--- ENTRIES SUPPLIED ---

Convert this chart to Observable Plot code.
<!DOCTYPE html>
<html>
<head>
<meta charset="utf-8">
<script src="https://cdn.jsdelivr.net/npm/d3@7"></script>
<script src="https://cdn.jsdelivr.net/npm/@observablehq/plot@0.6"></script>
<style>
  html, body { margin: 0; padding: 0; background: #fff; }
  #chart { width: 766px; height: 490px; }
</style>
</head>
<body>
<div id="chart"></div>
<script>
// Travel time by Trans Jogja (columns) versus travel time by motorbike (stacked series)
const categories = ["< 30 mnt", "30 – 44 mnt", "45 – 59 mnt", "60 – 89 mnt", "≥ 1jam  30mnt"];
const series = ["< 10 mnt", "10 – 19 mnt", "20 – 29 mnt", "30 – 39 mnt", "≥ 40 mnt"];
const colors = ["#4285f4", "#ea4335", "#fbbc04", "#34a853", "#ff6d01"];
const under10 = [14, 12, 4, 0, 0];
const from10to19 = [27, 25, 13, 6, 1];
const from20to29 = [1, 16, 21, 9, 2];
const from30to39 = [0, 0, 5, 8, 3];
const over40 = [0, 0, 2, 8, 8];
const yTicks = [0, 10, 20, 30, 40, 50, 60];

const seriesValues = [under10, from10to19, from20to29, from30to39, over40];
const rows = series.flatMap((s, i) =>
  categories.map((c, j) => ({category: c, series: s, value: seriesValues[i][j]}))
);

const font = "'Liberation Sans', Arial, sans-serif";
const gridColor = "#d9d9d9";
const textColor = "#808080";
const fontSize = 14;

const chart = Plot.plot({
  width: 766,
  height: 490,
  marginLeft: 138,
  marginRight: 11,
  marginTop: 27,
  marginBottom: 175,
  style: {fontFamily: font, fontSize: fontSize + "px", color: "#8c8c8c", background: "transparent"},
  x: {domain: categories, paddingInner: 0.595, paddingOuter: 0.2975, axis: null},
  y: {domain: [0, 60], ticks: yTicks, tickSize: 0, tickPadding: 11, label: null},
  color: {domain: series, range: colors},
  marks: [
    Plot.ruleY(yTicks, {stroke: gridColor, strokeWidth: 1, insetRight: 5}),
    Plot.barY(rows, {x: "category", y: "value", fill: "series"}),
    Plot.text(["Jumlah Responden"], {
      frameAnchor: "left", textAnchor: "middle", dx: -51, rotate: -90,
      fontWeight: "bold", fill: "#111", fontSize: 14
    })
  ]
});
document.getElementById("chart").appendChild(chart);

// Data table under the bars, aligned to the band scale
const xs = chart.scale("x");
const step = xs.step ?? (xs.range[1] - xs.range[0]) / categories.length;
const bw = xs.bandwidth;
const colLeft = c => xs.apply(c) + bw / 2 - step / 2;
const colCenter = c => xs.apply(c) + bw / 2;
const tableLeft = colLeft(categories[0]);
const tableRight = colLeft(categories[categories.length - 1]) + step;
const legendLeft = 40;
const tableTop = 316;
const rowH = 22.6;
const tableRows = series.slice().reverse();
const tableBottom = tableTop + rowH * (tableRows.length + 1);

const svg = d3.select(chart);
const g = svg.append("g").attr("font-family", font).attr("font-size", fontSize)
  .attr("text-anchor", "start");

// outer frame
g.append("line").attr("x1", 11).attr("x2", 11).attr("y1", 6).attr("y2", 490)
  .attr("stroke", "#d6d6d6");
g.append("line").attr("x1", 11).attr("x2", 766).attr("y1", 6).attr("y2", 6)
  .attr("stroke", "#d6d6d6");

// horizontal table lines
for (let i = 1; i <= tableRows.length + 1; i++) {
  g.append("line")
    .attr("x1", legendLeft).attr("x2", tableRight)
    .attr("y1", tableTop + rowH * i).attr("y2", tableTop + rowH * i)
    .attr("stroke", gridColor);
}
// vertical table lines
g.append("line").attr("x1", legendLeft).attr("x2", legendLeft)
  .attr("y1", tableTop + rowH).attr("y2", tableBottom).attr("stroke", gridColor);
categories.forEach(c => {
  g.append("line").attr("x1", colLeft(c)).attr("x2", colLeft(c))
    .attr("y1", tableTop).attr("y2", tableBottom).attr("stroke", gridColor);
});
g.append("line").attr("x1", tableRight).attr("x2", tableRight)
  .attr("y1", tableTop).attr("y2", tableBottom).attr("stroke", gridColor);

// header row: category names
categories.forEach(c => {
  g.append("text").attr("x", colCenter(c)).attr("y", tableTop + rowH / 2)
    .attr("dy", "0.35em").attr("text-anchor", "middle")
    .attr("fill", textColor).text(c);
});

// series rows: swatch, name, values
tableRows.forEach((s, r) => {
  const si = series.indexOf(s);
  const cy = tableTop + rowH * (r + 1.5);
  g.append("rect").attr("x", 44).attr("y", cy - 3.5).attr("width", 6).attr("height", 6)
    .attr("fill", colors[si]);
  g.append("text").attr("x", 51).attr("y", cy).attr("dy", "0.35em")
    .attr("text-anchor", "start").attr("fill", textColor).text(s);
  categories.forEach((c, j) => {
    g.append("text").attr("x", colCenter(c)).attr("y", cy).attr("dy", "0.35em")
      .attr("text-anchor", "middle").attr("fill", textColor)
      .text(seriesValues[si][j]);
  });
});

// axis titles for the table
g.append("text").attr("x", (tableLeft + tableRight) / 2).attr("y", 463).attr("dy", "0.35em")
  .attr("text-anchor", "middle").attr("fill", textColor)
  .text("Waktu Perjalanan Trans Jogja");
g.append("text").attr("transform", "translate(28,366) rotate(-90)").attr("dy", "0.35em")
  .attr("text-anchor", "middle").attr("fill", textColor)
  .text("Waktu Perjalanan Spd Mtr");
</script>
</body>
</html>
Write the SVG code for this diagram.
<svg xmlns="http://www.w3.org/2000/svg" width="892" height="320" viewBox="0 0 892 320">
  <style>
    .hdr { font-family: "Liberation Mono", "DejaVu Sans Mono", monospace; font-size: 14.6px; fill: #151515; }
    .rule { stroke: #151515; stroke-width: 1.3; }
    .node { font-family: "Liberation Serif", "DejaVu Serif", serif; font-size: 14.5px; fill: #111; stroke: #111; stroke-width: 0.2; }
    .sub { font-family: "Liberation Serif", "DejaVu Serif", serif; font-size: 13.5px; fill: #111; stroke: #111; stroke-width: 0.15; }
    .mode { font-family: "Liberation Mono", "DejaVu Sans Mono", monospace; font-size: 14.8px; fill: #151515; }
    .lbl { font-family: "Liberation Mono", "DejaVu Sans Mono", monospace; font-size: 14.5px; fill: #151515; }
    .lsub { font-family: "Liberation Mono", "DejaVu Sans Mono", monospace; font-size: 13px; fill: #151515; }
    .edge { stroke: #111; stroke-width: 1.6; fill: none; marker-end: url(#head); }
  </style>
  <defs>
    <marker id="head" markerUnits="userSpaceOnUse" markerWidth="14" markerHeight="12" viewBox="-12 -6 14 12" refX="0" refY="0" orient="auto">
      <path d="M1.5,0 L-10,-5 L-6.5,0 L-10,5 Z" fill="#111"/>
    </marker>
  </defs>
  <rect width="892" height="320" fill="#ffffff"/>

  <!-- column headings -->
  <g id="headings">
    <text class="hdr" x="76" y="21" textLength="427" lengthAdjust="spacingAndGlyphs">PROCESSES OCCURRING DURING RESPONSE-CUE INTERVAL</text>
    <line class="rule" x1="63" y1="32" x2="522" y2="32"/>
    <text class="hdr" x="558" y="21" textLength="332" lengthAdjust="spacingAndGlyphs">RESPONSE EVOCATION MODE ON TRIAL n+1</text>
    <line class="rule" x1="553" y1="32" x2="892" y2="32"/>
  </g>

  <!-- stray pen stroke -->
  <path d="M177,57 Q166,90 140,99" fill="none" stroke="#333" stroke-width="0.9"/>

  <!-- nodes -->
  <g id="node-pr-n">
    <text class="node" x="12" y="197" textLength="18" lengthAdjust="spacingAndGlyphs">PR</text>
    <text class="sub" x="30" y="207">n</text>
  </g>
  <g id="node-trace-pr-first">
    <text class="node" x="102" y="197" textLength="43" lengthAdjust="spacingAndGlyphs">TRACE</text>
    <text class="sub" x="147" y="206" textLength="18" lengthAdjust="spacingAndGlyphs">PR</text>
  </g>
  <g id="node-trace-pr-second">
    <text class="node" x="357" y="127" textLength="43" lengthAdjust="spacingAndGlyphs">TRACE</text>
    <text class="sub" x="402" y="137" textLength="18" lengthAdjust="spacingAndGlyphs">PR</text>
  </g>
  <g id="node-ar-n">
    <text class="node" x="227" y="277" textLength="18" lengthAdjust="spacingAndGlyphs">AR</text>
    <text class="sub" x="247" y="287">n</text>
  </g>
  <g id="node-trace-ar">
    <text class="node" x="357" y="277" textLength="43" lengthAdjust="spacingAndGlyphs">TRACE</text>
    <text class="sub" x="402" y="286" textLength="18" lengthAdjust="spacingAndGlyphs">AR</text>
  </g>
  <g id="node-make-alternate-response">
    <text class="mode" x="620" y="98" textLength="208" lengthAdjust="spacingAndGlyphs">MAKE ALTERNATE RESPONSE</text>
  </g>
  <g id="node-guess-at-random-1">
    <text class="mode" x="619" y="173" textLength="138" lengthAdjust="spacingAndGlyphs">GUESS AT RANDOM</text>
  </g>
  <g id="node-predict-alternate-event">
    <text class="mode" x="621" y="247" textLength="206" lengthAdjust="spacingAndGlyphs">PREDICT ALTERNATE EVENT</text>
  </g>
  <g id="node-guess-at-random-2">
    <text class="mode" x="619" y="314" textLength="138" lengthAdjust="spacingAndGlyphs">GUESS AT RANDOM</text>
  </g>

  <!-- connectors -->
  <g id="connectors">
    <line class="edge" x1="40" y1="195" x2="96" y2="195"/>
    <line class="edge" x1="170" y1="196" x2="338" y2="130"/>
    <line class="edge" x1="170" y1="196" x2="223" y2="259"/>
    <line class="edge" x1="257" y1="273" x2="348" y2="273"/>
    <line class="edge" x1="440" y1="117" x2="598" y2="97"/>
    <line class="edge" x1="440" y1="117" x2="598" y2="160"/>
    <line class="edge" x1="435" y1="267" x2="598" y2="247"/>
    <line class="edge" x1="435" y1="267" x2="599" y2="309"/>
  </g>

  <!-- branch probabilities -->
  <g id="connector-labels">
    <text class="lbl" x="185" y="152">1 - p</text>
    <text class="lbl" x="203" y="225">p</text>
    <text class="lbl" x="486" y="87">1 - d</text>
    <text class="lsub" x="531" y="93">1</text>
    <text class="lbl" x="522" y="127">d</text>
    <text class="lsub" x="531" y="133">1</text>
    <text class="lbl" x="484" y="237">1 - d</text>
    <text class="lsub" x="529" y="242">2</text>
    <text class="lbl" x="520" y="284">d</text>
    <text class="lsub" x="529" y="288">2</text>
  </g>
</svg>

---

▶ PROMPT
Copy the records above exactly, from the first line through the line containing "const fontSize = 14;", and include nothing else.

▶ CORRECT RESULT
Convert this chart to Observable Plot code.
<!DOCTYPE html>
<html>
<head>
<meta charset="utf-8">
<script src="https://cdn.jsdelivr.net/npm/d3@7"></script>
<script src="https://cdn.jsdelivr.net/npm/@observablehq/plot@0.6"></script>
<style>
  html, body { margin: 0; padding: 0; background: #fff; }
  #chart { width: 766px; height: 490px; }
</style>
</head>
<body>
<div id="chart"></div>
<script>
// Travel time by Trans Jogja (columns) versus travel time by motorbike (stacked series)
const categories = ["< 30 mnt", "30 – 44 mnt", "45 – 59 mnt", "60 – 89 mnt", "≥ 1jam  30mnt"];
const series = ["< 10 mnt", "10 – 19 mnt", "20 – 29 mnt", "30 – 39 mnt", "≥ 40 mnt"];
const colors = ["#4285f4", "#ea4335", "#fbbc04", "#34a853", "#ff6d01"];
const under10 = [14, 12, 4, 0, 0];
const from10to19 = [27, 25, 13, 6, 1];
const from20to29 = [1, 16, 21, 9, 2];
const from30to39 = [0, 0, 5, 8, 3];
const over40 = [0, 0, 2, 8, 8];
const yTicks = [0, 10, 20, 30, 40, 50, 60];

const seriesValues = [under10, from10to19, from20to29, from30to39, over40];
const rows = series.flatMap((s, i) =>
  categories.map((c, j) => ({category: c, series: s, value: seriesValues[i][j]}))
);

const font = "'Liberation Sans', Arial, sans-serif";
const gridColor = "#d9d9d9";
const textColor = "#808080";
const fontSize = 14;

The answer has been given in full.